Block Executors

RZT aiOS blocks, irrespective of pre-built or custom, can be executed either individually as a single block or as part of a pipeline. Other aspects, a user is concerned about, while running a block is the execution environment and the mechanism by which data is moved from one block to another. In this document, we talk about different execution environments in detail. To learn about different data transfer methods see data transport between blocks. This tutorial starts from how to run a block in the simplest environment like a single threaded process to complex environments like spark and horovod.

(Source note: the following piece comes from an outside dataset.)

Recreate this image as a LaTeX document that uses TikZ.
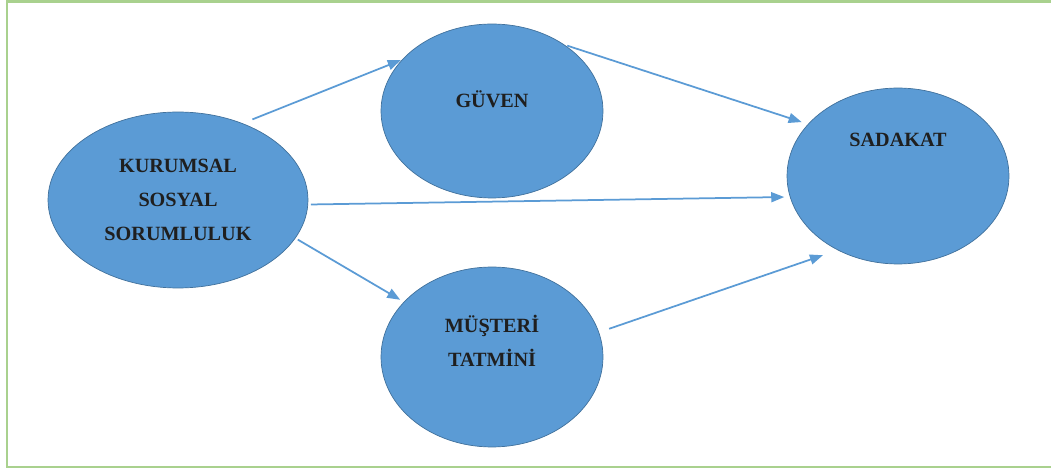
\documentclass[tikz,border=0pt]{standalone}
\usepackage{fontspec}
\setmainfont{Liberation Serif}
\usetikzlibrary{shapes.geometric}
\usetikzlibrary{arrows.meta}
\definecolor{elmavi}{HTML}{5B9BD5}
\definecolor{kenar}{HTML}{41719C}
\definecolor{yesil}{HTML}{A9D18E}

\begin{document}
\begin{tikzpicture}[x=0.02cm, y=-0.02cm,
  kutu/.style={ellipse, draw=kenar, fill=elmavi, line width=0.4pt, inner sep=0pt, outer sep=0pt},
  etiket/.style={align=center, font=\bfseries\fontsize{11.5}{19.5}\selectfont, text=black!88},
  ok/.style={draw=elmavi, line width=0.035cm, -{Triangle[length=0.26cm, width=0.2cm]}}]

  \useasboundingbox (0,0) rectangle (1051,472);

  % cerceve
  \draw[yesil, line width=0.05cm] (1060,1.5) -- (7,1.5) -- (7,467) -- (1060,467);

  % elipsler
  \node[kutu, etiket, minimum width=5.2cm, minimum height=3.52cm] (kss) at (178,200) {KURUMSAL\\SOSYAL\\SORUMLULUK};
  \node[kutu, minimum width=4.44cm, minimum height=3.48cm] (guven) at (492,111) {};
  \node[kutu, minimum width=4.44cm, minimum height=3.6cm] (mus) at (492,357) {};
  \node[kutu, minimum width=4.44cm, minimum height=3.52cm] (sadakat) at (898,176) {};

  \node[etiket] (guvenyazi) at (492,99) {GÜVEN};
  \node[etiket] (musyazi) at (492,341) {MÜŞTERİ\\TATMİNİ};
  \node[etiket] (sadakatyazi) at (898,140) {SADAKAT};

  % oklar
  \draw[ok, shorten <=0.22cm, shorten >=0.04cm] (kss.50) -- (guven.150);
  \draw[ok, shorten <=0.08cm, shorten >=0.14cm] (guven.43) -- (sadakat.150);
  \draw[ok, shorten <=0.06cm, shorten >=0.12cm] (kss.-2) -- (sadakat.191);
  \draw[ok, shorten <=0.06cm, shorten >=0.09cm] (kss.-18) -- (mus.148);
  \draw[ok, shorten <=0.22cm, shorten >=0.32cm] (mus.13) -- (sadakat.231);

\end{tikzpicture}
\end{document}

A block can be run in different types of execution environments like

  • TheadExecutor
  • SuprocessExecutor Specialization of ThreadExecutor
  • ProcessExecutor Specialization of ThreadExecutor
  • ContainerExecutor
  • SparkExecutor Specialization of ContainerExecutor
  • HorovodExecutor Specialization of ContainerExecutor

Subprocess Executor

By default, when no container is specified, a block will be executed as a subprocess forked from the Jupyter kernel process. This is ideal and quick for trying out small prototypical code. The CsvReader block in the below code reads a file in multiple chunks from project space using pandas and outputs the shape of each chunk of data.

import razor.flow as rf
from razor.api import project_space_path
import pandas as pd
@rf.block
class CsvReader:
    filename: str
    output:rf.SeriesOutput[tuple]
    def run(self):
        file_path = project_space_path(self.filename)
        chunks = pd.read_csv(file_path, chunksize=100, nrows=None, delimiter = None)
        for df in chunks:
            self.output.put(df.shape)
            
csv_reader = CsvReader("Read csv file", filename="titanic/train.csv")

Container Executor

The above example works well for small files (less than 100 Mega Bytes). For larger files, one might want to assign more cpu cores and memory. RZT aiOS provides a ContainerExecutor in which one can assign more cpu and memory

csv_reader.filename = "mnist/mnist_train.csv"
csv_reader.executor = rf.ContainerExecutor(cores=2, memory=1000)
csv_reader.execute()

Spark Executor

RZT aiOS allows one to configure and add distributed environments like Apache Spark and Horovod for larger data processing tasks. To learn more about how to use a spark engine for running the pyspark code see section Building and running a spark block. Support for Horovod is not available in the current release.